--- begin Data provided ---

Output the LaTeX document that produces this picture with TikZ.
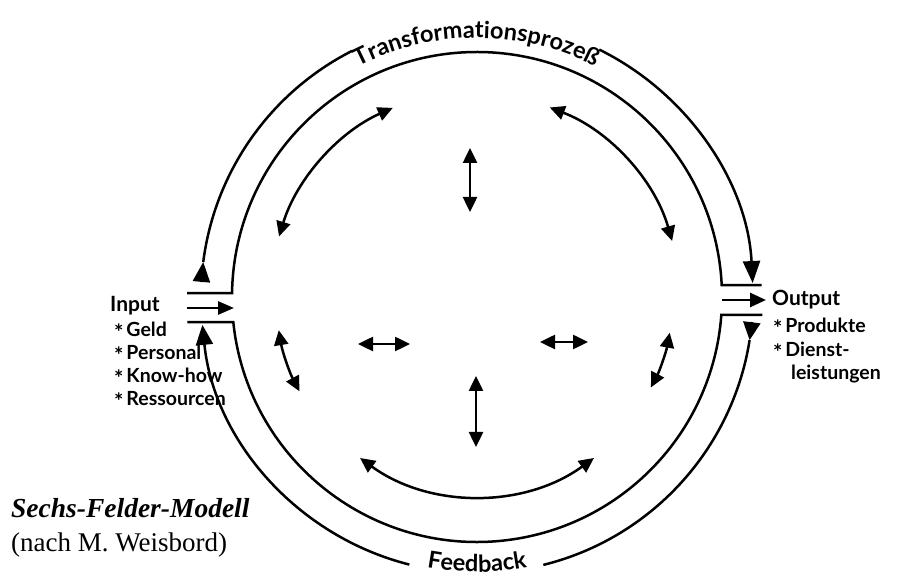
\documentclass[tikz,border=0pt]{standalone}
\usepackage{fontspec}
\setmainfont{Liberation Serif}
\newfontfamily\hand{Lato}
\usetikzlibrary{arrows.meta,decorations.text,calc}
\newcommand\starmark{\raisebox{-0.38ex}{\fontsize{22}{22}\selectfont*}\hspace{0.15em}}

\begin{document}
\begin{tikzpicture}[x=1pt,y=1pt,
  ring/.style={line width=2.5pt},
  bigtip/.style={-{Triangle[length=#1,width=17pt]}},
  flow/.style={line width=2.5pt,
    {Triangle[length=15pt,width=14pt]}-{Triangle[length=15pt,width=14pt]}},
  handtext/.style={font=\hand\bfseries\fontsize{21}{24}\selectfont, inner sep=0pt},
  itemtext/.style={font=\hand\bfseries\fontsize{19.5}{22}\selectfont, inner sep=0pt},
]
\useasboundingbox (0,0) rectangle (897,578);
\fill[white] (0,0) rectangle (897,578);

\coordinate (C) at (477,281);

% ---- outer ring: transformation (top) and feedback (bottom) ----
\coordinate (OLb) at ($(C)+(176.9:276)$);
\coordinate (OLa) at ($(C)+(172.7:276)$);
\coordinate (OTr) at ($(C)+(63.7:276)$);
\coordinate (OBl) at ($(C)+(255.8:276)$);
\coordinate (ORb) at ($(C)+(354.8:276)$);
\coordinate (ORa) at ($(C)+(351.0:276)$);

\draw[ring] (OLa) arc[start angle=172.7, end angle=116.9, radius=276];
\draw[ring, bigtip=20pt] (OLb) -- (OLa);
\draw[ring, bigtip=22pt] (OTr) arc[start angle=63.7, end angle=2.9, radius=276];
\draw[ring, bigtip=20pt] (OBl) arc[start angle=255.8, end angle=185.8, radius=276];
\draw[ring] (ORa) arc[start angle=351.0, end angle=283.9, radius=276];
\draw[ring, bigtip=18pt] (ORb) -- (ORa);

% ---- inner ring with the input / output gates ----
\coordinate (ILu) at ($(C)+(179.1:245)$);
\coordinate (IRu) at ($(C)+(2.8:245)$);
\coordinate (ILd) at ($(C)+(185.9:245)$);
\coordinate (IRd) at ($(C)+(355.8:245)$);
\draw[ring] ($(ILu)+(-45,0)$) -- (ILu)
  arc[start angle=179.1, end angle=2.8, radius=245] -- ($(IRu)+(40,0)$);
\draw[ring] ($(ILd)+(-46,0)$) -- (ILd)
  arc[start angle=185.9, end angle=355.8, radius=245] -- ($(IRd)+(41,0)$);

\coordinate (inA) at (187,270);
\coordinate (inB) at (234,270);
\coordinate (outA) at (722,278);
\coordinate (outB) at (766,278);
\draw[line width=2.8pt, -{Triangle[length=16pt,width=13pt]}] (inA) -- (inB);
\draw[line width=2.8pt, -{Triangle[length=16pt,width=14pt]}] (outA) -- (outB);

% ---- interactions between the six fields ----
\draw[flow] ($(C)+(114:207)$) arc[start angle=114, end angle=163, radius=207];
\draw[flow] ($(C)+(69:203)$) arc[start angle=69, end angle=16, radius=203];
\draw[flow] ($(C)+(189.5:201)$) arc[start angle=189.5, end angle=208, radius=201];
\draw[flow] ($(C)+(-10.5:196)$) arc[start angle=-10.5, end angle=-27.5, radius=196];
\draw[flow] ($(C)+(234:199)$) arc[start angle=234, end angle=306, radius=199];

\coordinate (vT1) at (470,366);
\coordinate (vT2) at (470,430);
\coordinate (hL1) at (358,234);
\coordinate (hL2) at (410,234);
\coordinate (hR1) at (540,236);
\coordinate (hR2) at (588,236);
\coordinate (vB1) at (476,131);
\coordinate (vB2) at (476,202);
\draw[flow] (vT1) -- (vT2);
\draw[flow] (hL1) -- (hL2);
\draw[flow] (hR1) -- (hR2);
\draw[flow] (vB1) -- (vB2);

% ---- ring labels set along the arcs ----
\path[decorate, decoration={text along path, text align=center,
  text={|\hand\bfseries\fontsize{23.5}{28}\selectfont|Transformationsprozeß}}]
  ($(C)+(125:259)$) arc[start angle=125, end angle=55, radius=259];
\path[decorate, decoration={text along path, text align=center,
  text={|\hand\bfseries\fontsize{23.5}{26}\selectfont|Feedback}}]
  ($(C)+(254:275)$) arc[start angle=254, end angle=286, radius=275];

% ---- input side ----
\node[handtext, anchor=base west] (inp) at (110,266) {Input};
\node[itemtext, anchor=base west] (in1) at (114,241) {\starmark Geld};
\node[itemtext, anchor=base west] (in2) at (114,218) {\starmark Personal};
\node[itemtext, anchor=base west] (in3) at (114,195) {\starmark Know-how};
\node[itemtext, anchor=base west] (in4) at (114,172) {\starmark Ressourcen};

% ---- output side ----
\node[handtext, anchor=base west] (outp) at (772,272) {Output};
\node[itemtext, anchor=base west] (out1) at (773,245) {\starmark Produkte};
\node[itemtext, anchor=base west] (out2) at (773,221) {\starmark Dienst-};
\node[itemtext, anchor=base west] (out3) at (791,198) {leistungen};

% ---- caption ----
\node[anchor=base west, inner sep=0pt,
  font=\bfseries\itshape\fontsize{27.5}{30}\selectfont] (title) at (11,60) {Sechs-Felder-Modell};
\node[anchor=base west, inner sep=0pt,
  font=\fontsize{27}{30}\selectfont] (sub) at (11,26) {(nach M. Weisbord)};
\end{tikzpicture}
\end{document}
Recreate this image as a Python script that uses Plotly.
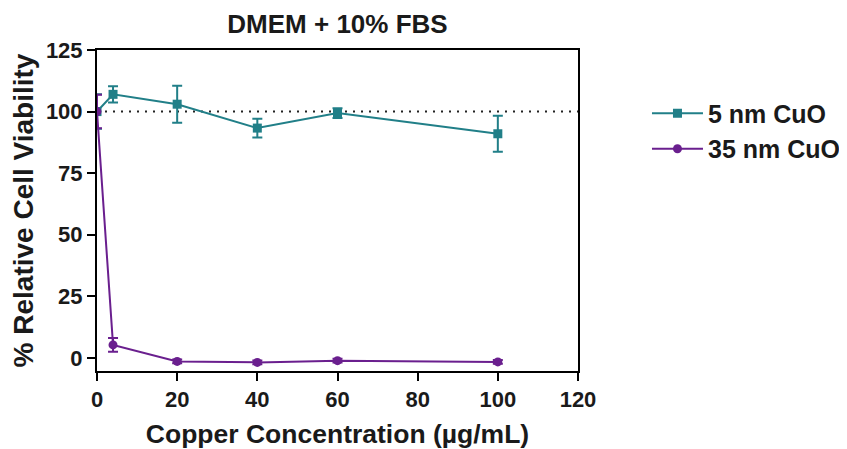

--- end Data provided ---

■ Your instructions: Reproduce every line of the material precisely, omitting its pictures.

■ Full solution:
Output the LaTeX document that produces this picture with TikZ.
\documentclass[tikz,border=0pt]{standalone}
\usepackage{fontspec}
\setmainfont{Liberation Serif}
\newfontfamily\hand{Lato}
\usetikzlibrary{arrows.meta,decorations.text,calc}
\newcommand\starmark{\raisebox{-0.38ex}{\fontsize{22}{22}\selectfont*}\hspace{0.15em}}

\begin{document}
\begin{tikzpicture}[x=1pt,y=1pt,
  ring/.style={line width=2.5pt},
  bigtip/.style={-{Triangle[length=#1,width=17pt]}},
  flow/.style={line width=2.5pt,
    {Triangle[length=15pt,width=14pt]}-{Triangle[length=15pt,width=14pt]}},
  handtext/.style={font=\hand\bfseries\fontsize{21}{24}\selectfont, inner sep=0pt},
  itemtext/.style={font=\hand\bfseries\fontsize{19.5}{22}\selectfont, inner sep=0pt},
]
\useasboundingbox (0,0) rectangle (897,578);
\fill[white] (0,0) rectangle (897,578);

\coordinate (C) at (477,281);

% ---- outer ring: transformation (top) and feedback (bottom) ----
\coordinate (OLb) at ($(C)+(176.9:276)$);
\coordinate (OLa) at ($(C)+(172.7:276)$);
\coordinate (OTr) at ($(C)+(63.7:276)$);
\coordinate (OBl) at ($(C)+(255.8:276)$);
\coordinate (ORb) at ($(C)+(354.8:276)$);
\coordinate (ORa) at ($(C)+(351.0:276)$);

\draw[ring] (OLa) arc[start angle=172.7, end angle=116.9, radius=276];
\draw[ring, bigtip=20pt] (OLb) -- (OLa);
\draw[ring, bigtip=22pt] (OTr) arc[start angle=63.7, end angle=2.9, radius=276];
\draw[ring, bigtip=20pt] (OBl) arc[start angle=255.8, end angle=185.8, radius=276];
\draw[ring] (ORa) arc[start angle=351.0, end angle=283.9, radius=276];
\draw[ring, bigtip=18pt] (ORb) -- (ORa);

% ---- inner ring with the input / output gates ----
\coordinate (ILu) at ($(C)+(179.1:245)$);
\coordinate (IRu) at ($(C)+(2.8:245)$);
\coordinate (ILd) at ($(C)+(185.9:245)$);
\coordinate (IRd) at ($(C)+(355.8:245)$);
\draw[ring] ($(ILu)+(-45,0)$) -- (ILu)
  arc[start angle=179.1, end angle=2.8, radius=245] -- ($(IRu)+(40,0)$);
\draw[ring] ($(ILd)+(-46,0)$) -- (ILd)
  arc[start angle=185.9, end angle=355.8, radius=245] -- ($(IRd)+(41,0)$);

\coordinate (inA) at (187,270);
\coordinate (inB) at (234,270);
\coordinate (outA) at (722,278);
\coordinate (outB) at (766,278);
\draw[line width=2.8pt, -{Triangle[length=16pt,width=13pt]}] (inA) -- (inB);
\draw[line width=2.8pt, -{Triangle[length=16pt,width=14pt]}] (outA) -- (outB);

% ---- interactions between the six fields ----
\draw[flow] ($(C)+(114:207)$) arc[start angle=114, end angle=163, radius=207];
\draw[flow] ($(C)+(69:203)$) arc[start angle=69, end angle=16, radius=203];
\draw[flow] ($(C)+(189.5:201)$) arc[start angle=189.5, end angle=208, radius=201];
\draw[flow] ($(C)+(-10.5:196)$) arc[start angle=-10.5, end angle=-27.5, radius=196];
\draw[flow] ($(C)+(234:199)$) arc[start angle=234, end angle=306, radius=199];

\coordinate (vT1) at (470,366);
\coordinate (vT2) at (470,430);
\coordinate (hL1) at (358,234);
\coordinate (hL2) at (410,234);
\coordinate (hR1) at (540,236);
\coordinate (hR2) at (588,236);
\coordinate (vB1) at (476,131);
\coordinate (vB2) at (476,202);
\draw[flow] (vT1) -- (vT2);
\draw[flow] (hL1) -- (hL2);
\draw[flow] (hR1) -- (hR2);
\draw[flow] (vB1) -- (vB2);

% ---- ring labels set along the arcs ----
\path[decorate, decoration={text along path, text align=center,
  text={|\hand\bfseries\fontsize{23.5}{28}\selectfont|Transformationsprozeß}}]
  ($(C)+(125:259)$) arc[start angle=125, end angle=55, radius=259];
\path[decorate, decoration={text along path, text align=center,
  text={|\hand\bfseries\fontsize{23.5}{26}\selectfont|Feedback}}]
  ($(C)+(254:275)$) arc[start angle=254, end angle=286, radius=275];

% ---- input side ----
\node[handtext, anchor=base west] (inp) at (110,266) {Input};
\node[itemtext, anchor=base west] (in1) at (114,241) {\starmark Geld};
\node[itemtext, anchor=base west] (in2) at (114,218) {\starmark Personal};
\node[itemtext, anchor=base west] (in3) at (114,195) {\starmark Know-how};
\node[itemtext, anchor=base west] (in4) at (114,172) {\starmark Ressourcen};

% ---- output side ----
\node[handtext, anchor=base west] (outp) at (772,272) {Output};
\node[itemtext, anchor=base west] (out1) at (773,245) {\starmark Produkte};
\node[itemtext, anchor=base west] (out2) at (773,221) {\starmark Dienst-};
\node[itemtext, anchor=base west] (out3) at (791,198) {leistungen};

% ---- caption ----
\node[anchor=base west, inner sep=0pt,
  font=\bfseries\itshape\fontsize{27.5}{30}\selectfont] (title) at (11,60) {Sechs-Felder-Modell};
\node[anchor=base west, inner sep=0pt,
  font=\fontsize{27}{30}\selectfont] (sub) at (11,26) {(nach M. Weisbord)};
\end{tikzpicture}
\end{document}
Recreate this image as a Python script that uses Plotly.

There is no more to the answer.